• [EXERCISE DATA]:
____

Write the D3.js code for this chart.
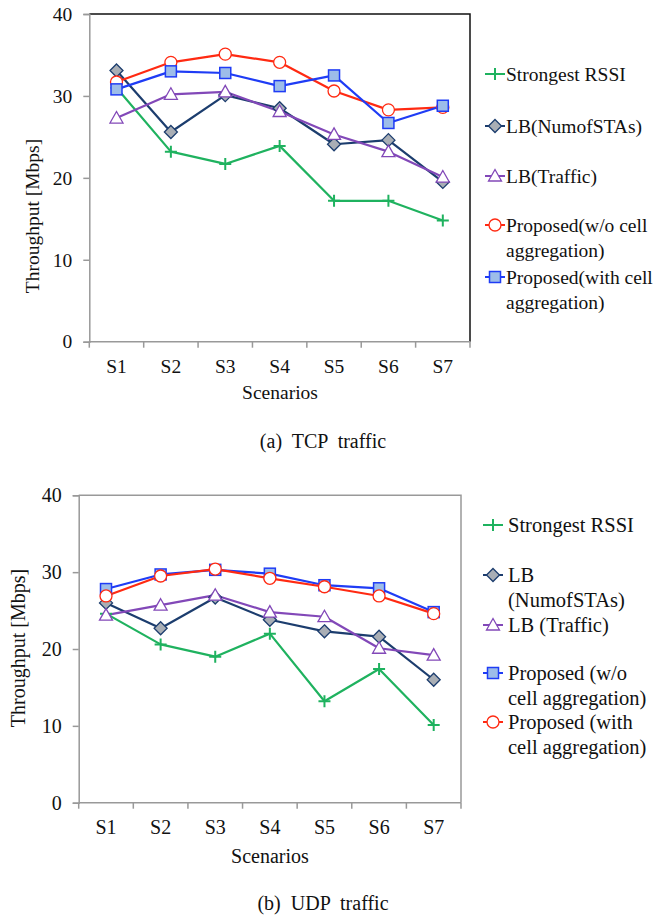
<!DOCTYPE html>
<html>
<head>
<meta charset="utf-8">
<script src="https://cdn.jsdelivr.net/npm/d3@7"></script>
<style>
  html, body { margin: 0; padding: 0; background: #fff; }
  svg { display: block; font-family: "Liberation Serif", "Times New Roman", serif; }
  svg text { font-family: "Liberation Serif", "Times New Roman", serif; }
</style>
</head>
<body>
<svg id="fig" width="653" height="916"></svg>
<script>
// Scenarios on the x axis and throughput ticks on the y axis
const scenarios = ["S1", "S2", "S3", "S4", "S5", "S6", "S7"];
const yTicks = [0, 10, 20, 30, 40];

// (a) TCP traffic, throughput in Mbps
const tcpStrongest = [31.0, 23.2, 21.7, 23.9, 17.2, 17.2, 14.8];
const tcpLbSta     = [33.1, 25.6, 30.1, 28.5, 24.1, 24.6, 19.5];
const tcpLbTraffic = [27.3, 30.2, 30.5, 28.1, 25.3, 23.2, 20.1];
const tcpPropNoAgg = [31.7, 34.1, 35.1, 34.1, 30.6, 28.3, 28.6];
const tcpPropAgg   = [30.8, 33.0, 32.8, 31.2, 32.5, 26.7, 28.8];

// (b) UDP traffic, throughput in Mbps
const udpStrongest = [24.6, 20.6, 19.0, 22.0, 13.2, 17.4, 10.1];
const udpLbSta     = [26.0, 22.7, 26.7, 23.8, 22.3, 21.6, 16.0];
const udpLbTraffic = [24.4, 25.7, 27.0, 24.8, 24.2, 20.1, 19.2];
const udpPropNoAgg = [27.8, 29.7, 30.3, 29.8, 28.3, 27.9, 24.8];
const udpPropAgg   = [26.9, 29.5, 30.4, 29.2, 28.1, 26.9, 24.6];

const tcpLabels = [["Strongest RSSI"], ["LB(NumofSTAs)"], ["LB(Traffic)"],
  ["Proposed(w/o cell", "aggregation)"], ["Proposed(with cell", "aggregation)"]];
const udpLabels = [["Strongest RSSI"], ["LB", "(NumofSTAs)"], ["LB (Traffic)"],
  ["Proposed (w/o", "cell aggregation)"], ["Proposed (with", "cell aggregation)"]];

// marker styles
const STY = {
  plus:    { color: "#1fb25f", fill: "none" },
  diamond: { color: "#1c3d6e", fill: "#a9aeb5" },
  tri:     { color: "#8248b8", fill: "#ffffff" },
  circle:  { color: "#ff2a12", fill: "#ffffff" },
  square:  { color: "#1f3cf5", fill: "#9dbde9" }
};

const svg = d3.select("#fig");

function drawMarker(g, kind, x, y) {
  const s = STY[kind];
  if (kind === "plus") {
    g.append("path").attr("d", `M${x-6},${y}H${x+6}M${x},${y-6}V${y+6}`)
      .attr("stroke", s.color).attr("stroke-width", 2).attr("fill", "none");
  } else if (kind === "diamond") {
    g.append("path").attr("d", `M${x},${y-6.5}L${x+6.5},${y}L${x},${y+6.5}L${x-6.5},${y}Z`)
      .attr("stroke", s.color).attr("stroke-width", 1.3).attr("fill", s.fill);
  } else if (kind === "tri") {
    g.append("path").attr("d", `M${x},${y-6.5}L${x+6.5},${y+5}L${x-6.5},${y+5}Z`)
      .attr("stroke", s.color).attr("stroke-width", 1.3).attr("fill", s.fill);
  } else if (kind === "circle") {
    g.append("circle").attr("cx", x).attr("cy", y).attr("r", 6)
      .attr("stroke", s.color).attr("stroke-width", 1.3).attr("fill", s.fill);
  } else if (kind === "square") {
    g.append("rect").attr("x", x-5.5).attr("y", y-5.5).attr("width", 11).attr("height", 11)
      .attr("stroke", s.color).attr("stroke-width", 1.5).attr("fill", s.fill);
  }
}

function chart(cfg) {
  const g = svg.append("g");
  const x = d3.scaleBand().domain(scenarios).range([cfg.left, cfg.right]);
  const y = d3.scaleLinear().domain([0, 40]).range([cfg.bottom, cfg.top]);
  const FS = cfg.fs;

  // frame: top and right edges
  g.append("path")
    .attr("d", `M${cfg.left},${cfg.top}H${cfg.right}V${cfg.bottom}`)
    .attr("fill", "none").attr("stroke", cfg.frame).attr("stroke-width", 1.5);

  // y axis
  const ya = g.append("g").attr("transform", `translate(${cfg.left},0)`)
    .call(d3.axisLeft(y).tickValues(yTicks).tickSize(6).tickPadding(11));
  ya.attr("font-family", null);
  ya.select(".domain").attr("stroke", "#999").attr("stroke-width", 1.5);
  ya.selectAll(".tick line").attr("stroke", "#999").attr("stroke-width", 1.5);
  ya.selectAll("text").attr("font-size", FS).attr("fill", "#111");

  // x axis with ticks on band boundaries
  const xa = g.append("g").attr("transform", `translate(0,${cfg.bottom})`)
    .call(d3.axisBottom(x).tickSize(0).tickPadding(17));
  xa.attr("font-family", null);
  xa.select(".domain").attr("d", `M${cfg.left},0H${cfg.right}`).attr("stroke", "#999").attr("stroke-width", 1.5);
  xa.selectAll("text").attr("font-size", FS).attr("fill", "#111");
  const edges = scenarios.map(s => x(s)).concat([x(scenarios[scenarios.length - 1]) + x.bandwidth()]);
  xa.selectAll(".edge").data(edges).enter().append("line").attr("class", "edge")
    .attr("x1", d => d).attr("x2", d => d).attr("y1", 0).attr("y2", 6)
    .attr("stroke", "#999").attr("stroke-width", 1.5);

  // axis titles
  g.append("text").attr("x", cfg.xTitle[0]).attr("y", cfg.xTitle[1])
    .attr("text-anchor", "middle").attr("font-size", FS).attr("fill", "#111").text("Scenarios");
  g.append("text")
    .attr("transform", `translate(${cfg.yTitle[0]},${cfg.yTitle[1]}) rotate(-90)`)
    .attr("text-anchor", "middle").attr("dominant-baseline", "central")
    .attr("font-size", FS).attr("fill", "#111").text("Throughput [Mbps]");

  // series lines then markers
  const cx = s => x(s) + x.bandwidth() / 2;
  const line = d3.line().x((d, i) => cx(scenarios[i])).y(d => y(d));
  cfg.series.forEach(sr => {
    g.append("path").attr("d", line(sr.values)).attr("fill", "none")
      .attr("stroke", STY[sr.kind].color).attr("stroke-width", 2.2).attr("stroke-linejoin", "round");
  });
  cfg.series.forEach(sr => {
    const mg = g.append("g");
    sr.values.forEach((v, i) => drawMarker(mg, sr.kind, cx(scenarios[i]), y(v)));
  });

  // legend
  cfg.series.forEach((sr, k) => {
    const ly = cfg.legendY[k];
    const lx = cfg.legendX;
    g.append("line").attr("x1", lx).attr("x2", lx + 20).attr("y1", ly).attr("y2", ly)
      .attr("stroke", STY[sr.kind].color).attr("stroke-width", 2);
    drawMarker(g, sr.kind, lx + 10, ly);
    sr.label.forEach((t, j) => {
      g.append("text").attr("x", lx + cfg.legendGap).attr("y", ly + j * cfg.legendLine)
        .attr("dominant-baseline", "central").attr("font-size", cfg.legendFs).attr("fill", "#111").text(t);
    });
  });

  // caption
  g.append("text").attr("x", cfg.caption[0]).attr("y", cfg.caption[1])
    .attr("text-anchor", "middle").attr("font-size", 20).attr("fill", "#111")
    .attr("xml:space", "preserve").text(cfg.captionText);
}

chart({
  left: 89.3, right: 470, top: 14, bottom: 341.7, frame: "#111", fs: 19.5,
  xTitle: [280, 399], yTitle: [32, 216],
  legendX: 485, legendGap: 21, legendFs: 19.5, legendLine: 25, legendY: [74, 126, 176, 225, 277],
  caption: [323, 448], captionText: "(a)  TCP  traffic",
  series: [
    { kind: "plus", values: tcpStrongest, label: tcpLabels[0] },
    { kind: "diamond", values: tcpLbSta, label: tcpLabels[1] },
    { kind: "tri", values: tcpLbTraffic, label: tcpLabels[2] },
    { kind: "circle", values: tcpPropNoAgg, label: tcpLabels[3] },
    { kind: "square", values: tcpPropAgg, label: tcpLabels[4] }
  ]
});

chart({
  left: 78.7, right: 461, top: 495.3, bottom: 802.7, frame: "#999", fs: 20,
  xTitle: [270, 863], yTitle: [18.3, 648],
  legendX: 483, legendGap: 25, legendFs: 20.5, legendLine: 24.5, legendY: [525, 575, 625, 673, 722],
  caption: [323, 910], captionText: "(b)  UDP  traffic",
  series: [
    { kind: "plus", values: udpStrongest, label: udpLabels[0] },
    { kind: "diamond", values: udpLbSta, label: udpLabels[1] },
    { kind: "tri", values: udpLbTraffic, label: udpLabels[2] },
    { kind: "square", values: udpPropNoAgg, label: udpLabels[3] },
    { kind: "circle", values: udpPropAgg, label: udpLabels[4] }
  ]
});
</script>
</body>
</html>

____

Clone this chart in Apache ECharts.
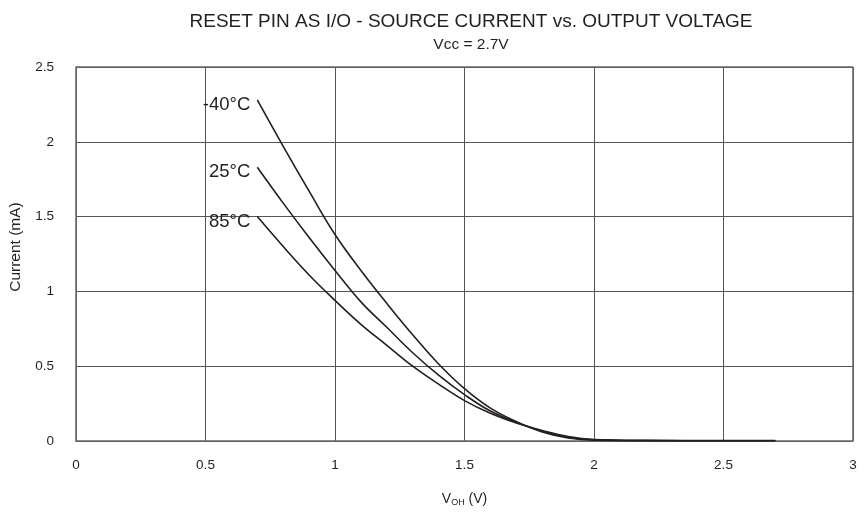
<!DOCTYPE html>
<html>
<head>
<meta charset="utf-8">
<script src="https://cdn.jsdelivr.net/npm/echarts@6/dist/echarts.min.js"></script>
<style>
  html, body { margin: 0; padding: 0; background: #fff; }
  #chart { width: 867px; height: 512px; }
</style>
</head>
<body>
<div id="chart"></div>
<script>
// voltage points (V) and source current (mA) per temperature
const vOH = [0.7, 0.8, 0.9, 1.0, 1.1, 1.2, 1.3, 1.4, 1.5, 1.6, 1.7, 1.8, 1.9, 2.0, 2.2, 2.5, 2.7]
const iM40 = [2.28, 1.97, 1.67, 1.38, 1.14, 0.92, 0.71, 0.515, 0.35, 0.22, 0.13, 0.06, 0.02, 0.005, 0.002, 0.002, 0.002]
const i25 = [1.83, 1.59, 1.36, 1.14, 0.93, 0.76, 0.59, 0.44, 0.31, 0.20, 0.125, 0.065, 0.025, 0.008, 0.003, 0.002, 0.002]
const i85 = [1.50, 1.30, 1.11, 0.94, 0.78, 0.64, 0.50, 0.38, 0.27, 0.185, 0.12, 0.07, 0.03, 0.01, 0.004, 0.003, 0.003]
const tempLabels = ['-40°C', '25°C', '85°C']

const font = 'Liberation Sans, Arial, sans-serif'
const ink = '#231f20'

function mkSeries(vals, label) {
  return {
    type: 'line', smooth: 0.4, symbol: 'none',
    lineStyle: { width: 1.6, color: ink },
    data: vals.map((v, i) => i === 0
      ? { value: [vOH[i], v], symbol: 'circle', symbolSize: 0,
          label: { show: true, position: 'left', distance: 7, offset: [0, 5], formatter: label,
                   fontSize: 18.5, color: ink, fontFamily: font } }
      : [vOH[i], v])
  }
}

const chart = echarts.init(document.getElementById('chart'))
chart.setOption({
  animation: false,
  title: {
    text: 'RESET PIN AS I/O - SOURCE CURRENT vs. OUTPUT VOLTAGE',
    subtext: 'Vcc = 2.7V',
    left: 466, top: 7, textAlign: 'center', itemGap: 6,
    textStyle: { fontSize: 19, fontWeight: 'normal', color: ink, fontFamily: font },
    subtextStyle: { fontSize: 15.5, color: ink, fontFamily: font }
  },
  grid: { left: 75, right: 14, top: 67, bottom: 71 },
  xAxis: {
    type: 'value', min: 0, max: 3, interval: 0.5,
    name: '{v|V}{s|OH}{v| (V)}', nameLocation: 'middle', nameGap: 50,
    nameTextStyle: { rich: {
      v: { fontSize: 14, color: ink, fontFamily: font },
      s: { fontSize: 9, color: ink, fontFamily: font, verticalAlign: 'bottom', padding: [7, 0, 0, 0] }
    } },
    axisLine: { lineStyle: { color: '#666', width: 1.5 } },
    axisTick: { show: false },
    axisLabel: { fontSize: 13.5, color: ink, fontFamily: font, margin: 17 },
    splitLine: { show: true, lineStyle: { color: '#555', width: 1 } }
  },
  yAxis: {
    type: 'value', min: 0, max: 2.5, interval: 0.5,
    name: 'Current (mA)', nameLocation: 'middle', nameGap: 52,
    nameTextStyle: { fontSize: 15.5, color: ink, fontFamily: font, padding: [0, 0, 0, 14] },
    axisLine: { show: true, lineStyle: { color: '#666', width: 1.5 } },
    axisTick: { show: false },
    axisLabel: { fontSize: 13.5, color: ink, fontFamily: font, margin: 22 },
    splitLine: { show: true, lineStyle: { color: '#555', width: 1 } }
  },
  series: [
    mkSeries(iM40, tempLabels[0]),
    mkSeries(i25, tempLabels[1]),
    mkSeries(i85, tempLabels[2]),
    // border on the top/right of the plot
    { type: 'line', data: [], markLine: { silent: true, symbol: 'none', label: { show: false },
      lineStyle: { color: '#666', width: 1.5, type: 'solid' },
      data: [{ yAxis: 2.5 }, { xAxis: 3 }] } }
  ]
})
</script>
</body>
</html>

____

• [SET EXERCISE]: Give again, word for word, the lines from the one that contains "Clone this chart in Apache ECharts." to the one that contains "const ink = '#231f20'", both included. Omit the pictures.

• [OUTPUT BELOW]:
Clone this chart in Apache ECharts.
<!DOCTYPE html>
<html>
<head>
<meta charset="utf-8">
<script src="https://cdn.jsdelivr.net/npm/echarts@6/dist/echarts.min.js"></script>
<style>
  html, body { margin: 0; padding: 0; background: #fff; }
  #chart { width: 867px; height: 512px; }
</style>
</head>
<body>
<div id="chart"></div>
<script>
// voltage points (V) and source current (mA) per temperature
const vOH = [0.7, 0.8, 0.9, 1.0, 1.1, 1.2, 1.3, 1.4, 1.5, 1.6, 1.7, 1.8, 1.9, 2.0, 2.2, 2.5, 2.7]
const iM40 = [2.28, 1.97, 1.67, 1.38, 1.14, 0.92, 0.71, 0.515, 0.35, 0.22, 0.13, 0.06, 0.02, 0.005, 0.002, 0.002, 0.002]
const i25 = [1.83, 1.59, 1.36, 1.14, 0.93, 0.76, 0.59, 0.44, 0.31, 0.20, 0.125, 0.065, 0.025, 0.008, 0.003, 0.002, 0.002]
const i85 = [1.50, 1.30, 1.11, 0.94, 0.78, 0.64, 0.50, 0.38, 0.27, 0.185, 0.12, 0.07, 0.03, 0.01, 0.004, 0.003, 0.003]
const tempLabels = ['-40°C', '25°C', '85°C']

const font = 'Liberation Sans, Arial, sans-serif'
const ink = '#231f20'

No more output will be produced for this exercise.